Now, the series called Police Case has been nominated for an Innovating Justice award.
I worked on a story about the series with a local journalist I was training right before it went to air.
On a Saturday afternoon we headed to a local police station to interview production staff of Concept Multimedia. This is the company that shot end edited the series , which centres around a character named Adama, facing a charge of domestic violence. She is arrested and thrown in jail without access to a lawyer.
When the journalist and I arrive the actress, Whitsunnette Wright playing Adama is rehearsing a scene where she sits in a cell venting to other women prisoners about the unfair way police treated her.
The reality of this situation is far too common according to a paralegal who works at Advocaid who we also speak to.
The organization works to help women integrate back into society and has even helped her.
The paralegal prefers to not be identified as it could affect her job at Advocaid. But does add that there is a great need for such a series because so many people, especially women, are violated of their rights when arrested.

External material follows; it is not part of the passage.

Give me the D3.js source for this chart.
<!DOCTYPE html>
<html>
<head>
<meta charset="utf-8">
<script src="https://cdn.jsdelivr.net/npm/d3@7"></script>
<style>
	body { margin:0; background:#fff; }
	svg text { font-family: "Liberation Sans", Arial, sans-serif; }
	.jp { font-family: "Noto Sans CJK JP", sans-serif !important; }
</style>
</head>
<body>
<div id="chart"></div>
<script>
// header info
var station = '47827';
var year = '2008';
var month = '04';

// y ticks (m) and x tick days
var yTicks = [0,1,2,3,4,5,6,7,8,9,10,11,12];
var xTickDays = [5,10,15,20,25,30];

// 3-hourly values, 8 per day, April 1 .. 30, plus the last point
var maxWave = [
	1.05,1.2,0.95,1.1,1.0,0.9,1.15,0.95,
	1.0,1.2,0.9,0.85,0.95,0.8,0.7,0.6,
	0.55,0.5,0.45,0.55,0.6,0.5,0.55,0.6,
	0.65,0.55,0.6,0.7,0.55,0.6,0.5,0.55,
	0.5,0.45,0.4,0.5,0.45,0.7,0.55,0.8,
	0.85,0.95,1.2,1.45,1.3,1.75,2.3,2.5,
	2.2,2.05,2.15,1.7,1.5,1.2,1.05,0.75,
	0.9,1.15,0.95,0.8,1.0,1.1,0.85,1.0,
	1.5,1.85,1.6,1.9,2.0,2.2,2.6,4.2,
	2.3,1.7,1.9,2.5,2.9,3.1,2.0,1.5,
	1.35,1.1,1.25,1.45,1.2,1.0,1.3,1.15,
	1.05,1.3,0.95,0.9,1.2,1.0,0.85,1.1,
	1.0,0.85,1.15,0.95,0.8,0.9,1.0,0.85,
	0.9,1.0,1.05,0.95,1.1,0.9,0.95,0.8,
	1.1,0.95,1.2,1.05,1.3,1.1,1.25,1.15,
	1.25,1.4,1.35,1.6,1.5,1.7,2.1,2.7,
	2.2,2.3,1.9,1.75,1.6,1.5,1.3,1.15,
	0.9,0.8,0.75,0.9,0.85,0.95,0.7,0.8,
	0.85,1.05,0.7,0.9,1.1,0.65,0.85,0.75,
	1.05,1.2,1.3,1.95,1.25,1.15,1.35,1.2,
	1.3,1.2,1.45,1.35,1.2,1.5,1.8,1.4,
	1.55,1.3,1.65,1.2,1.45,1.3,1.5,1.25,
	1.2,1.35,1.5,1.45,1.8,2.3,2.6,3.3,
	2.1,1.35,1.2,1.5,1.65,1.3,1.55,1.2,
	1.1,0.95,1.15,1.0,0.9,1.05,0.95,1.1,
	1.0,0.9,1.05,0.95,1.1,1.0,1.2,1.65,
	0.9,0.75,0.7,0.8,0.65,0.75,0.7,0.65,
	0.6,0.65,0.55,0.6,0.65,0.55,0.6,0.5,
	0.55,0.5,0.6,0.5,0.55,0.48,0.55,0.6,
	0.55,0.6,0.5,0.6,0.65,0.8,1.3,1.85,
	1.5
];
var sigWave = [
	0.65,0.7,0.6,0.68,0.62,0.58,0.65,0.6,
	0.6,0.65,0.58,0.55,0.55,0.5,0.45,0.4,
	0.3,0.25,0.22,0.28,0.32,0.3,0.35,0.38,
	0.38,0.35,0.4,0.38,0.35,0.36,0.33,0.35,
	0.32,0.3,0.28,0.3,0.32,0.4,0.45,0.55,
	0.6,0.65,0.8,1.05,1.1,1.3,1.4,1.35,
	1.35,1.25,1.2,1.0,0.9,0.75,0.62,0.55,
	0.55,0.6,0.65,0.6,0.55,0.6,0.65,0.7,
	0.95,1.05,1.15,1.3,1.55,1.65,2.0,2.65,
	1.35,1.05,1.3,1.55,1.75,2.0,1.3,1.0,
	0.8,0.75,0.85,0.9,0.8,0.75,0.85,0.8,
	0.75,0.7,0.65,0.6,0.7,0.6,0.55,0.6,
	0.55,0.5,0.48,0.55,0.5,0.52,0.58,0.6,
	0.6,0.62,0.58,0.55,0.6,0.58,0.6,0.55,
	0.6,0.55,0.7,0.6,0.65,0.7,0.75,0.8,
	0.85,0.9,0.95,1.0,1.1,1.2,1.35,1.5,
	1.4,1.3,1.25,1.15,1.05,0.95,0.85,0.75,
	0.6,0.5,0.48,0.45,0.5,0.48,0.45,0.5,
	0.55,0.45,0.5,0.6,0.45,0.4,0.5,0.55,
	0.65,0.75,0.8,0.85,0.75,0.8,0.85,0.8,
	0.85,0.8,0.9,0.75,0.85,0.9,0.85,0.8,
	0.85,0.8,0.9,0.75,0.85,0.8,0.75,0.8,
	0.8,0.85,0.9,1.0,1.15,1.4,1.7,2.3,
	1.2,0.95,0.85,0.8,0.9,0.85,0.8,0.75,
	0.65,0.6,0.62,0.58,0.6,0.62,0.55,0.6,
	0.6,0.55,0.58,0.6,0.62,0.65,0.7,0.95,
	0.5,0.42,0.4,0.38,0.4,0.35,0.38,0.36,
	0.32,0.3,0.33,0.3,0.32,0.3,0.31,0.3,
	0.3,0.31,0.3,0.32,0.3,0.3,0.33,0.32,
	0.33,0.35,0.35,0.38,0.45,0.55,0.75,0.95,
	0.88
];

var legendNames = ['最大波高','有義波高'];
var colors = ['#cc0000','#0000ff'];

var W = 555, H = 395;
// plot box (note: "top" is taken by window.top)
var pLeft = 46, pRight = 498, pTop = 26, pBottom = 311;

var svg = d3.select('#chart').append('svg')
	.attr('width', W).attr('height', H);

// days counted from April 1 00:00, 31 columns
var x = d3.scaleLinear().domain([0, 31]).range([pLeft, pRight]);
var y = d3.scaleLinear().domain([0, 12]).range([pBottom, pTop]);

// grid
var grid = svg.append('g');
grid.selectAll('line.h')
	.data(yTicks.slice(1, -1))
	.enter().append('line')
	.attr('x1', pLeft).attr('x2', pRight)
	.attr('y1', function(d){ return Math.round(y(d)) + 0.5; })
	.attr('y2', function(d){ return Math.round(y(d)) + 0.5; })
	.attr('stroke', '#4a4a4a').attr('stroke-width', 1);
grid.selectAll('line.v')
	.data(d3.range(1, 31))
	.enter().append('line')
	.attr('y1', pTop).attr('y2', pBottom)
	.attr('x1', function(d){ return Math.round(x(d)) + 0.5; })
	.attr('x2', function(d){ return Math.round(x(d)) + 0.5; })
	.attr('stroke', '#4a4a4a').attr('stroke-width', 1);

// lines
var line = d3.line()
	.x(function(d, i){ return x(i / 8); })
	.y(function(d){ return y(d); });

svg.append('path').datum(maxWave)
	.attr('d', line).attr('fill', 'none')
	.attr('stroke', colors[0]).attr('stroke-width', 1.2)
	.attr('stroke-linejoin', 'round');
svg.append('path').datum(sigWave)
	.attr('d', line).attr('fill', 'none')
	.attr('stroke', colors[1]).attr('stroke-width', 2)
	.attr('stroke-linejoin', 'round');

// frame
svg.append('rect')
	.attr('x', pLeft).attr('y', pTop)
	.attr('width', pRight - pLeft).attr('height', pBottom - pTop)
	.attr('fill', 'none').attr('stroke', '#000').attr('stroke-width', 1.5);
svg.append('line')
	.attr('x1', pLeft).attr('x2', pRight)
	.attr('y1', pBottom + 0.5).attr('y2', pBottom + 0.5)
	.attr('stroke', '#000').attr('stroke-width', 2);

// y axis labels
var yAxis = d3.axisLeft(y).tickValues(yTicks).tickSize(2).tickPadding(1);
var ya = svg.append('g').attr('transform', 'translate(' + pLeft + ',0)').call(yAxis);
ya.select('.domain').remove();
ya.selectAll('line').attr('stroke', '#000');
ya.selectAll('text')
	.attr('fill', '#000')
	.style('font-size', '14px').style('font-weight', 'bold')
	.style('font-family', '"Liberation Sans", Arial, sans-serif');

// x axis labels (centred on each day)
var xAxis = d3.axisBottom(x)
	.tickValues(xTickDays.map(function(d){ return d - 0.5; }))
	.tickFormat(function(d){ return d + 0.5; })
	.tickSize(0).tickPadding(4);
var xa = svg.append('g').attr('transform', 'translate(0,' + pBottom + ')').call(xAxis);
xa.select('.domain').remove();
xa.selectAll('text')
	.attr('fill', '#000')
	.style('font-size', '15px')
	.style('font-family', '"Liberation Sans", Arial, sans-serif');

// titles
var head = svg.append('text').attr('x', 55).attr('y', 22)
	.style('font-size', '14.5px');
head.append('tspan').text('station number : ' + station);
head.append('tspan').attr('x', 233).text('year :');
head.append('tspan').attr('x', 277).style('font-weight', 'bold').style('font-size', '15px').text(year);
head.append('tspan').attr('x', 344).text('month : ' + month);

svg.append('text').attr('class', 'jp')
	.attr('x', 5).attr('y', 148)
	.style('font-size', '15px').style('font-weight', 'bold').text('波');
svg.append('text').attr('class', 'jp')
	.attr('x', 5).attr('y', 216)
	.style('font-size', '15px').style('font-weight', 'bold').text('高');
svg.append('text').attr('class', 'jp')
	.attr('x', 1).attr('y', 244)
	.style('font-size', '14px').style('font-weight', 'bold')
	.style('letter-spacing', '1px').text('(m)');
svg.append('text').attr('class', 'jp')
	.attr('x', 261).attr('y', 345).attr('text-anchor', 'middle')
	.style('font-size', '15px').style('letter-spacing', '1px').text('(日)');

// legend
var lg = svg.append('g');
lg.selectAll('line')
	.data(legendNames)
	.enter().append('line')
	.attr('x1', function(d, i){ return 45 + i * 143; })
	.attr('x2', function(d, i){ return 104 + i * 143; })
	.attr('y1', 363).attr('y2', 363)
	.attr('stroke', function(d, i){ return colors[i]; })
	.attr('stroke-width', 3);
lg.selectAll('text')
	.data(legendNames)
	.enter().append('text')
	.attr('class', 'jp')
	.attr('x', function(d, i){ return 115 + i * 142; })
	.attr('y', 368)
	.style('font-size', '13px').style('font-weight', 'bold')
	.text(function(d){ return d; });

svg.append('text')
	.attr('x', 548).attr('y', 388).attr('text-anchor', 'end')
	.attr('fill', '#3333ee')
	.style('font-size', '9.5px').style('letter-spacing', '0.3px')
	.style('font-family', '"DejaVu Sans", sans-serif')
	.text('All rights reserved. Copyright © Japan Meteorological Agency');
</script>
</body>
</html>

In fact, in the past year, Advocaid has helped more than 400 women in Sierra Leone who were denied their legal rights in some way.
She says the most common problem is that women are not informed of the reason for their arrest.
Which was why there was such an urgent need for the series to air.
She is also quick to point out though that Police Case is not meant to shed a negative light on police but rather to educate people about their legal rights.
The winner of the award is set to be announced this November.